Barbara: So they're going to rapidly ask a series of questions to assess the situation and they're going to rapidly determine whether or not it's safe, that we can manage that either on site or whether or not that situation requires the trip to the emergency department. And that typically takes about three minutes to do that and to assess that situation. And in 80% of the time, we can manage that situation at home with telephone follow-up.

Interviewer: That's much faster than I could search Google and then try to figure out if something's accurate or not. And that inaccurate information can also cause more damage. For example, I understand inducing vomiting isn't necessarily always the way you want to handle a poison incident anymore.

Barbara: In fact, we never want to induce vomiting anymore. We found that it doesn't help, it doesn't help us out, and in many cases it could do more harm. So we never recommend inducing vomiting, but you can go on the Internet and you can search for what to do in a poisoning. It will tell you to induce vomiting, it will give you several ways to do. Many of them are potentially dangerous.
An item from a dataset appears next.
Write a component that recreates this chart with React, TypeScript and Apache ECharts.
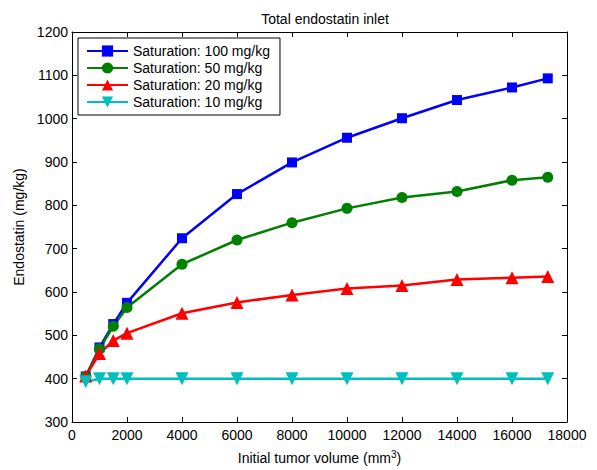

Interviewer: I hope we've made the case that it's just so much better to call Poison Control and talk to an expert because they can do it so much more quickly, they know the latest information, 80% of the time, you mentioned you don't have even to leave your house. It's something you can manage over the phone and it saves money too, from what I understand. Poison Control Center actually saves money because people don't have to go to the ER.

Barbara: That's right. And national studies have demonstrated for every dollar spent on a poison center, we avert almost $14 in healthcare costs. So huge savings to our payers, our state governments, our federal governments our insurance companies and to all of us who pay for our own way into the emergency department.

Interviewer: Is there a time where you would want to call 911 instead of Poison Control in suspected poisoning incidents?

Barbara: Absolutely. Anytime anybody is unconscious or having difficulty breathing or is seizing, you should always call 911 first. But, other than that, the experts at the Poison Control Center, those pharmacists, nurses, specialists in poison information are going to be there right at your fingertips and they're going walk you through the situation and make the right decisions.